As humans, we seem to be wired to think of the short term only. In his book, Stumbling on Happiness, Dan Gilbert gives numerous examples to illustrate how this plays out in our daily lives.
One example relates to something my friend told me the other day. One of their uni housemates had a date, who’d driven up from Chesterfield to Sheffield, to visit them for the night. They both went out drinking and were enjoying themselves, but later on, the housemate didn’t want the person to stay. They argued, and instead of insisting they stay at least downstairs or in their car for the night, the date decided to drive home after at least 8 pints and a bottle of wine.

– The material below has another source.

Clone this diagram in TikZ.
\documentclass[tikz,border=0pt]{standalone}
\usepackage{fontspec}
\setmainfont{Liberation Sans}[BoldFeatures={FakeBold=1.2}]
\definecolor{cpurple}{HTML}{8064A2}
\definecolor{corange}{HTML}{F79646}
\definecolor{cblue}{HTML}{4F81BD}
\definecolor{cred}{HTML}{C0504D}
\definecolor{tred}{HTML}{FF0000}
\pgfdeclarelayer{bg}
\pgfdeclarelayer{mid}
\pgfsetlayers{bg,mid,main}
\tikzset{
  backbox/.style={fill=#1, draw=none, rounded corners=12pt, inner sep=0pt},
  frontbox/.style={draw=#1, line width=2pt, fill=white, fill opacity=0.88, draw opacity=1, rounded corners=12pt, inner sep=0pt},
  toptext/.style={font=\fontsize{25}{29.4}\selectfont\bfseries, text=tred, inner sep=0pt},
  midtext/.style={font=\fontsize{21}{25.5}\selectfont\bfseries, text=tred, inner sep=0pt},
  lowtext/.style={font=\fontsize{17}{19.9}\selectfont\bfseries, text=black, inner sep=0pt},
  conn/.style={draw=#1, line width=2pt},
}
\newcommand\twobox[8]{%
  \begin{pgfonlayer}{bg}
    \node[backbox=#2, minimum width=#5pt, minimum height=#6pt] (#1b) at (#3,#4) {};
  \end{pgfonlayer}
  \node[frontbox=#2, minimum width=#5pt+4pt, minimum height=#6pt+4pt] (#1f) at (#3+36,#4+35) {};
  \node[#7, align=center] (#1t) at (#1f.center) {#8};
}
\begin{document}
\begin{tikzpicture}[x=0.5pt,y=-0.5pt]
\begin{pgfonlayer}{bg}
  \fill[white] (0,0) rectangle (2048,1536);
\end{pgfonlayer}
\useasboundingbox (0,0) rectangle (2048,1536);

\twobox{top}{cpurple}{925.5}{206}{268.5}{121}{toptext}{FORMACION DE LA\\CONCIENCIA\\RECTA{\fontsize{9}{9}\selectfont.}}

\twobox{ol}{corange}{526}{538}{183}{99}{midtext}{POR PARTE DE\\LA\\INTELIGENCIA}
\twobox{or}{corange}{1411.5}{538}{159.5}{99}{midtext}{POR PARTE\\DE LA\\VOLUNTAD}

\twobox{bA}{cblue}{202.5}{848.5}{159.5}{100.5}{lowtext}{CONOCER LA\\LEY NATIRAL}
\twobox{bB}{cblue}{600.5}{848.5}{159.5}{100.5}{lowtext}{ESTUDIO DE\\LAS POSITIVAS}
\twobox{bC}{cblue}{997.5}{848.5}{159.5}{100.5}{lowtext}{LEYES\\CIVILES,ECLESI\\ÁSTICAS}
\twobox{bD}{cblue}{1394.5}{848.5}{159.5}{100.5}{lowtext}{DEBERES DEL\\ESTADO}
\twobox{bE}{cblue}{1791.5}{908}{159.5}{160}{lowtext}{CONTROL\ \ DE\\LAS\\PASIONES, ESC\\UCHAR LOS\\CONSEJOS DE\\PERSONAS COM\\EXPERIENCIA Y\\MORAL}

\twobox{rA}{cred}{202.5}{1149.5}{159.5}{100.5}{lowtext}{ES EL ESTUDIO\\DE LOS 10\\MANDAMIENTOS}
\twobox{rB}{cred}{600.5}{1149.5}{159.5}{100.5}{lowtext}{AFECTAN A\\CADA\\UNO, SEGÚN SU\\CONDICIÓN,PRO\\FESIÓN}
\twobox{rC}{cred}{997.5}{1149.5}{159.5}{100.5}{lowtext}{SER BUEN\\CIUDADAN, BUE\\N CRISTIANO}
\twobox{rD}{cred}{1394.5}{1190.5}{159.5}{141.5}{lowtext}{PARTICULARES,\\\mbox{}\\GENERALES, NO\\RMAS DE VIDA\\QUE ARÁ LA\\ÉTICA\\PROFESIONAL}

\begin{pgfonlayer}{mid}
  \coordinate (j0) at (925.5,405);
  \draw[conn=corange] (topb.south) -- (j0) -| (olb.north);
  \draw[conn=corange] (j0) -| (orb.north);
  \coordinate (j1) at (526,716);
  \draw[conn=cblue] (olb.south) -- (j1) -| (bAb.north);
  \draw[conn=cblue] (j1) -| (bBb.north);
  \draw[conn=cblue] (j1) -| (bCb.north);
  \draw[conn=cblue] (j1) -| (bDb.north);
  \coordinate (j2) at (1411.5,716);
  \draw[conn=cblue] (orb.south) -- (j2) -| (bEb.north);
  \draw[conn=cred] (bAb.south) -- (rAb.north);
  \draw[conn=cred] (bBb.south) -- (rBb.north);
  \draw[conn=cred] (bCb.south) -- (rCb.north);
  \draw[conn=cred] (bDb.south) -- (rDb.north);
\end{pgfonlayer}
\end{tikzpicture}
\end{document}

This is both dangerous and stupid.
Why do we make decisions like this?
It perhaps seems “fine” in that state of mind. But it’s not only dangerous to ourselves, it’s the fact that this could have led to innocent people being caught up in an accident because of one bad decision. We don’t think of the impact our decisions can have on others. We don’t think about how that extra drink we have or that argument we have with a friend or that decision to not exercise, meditate, whatever will affect us down the line. But all our choices add up and compound over time. We make choices that become habits and they will have a profound impact on our lives.
What will you choice will you make this week that will start creating a habit to help you in the long term?
(P.S. Think! have been doing important work to save lives for over 50 years. Please, if ever you or a friend you are out with considers drink driving – just don’t. What is the cost of a taxi compared to the cost of a life?)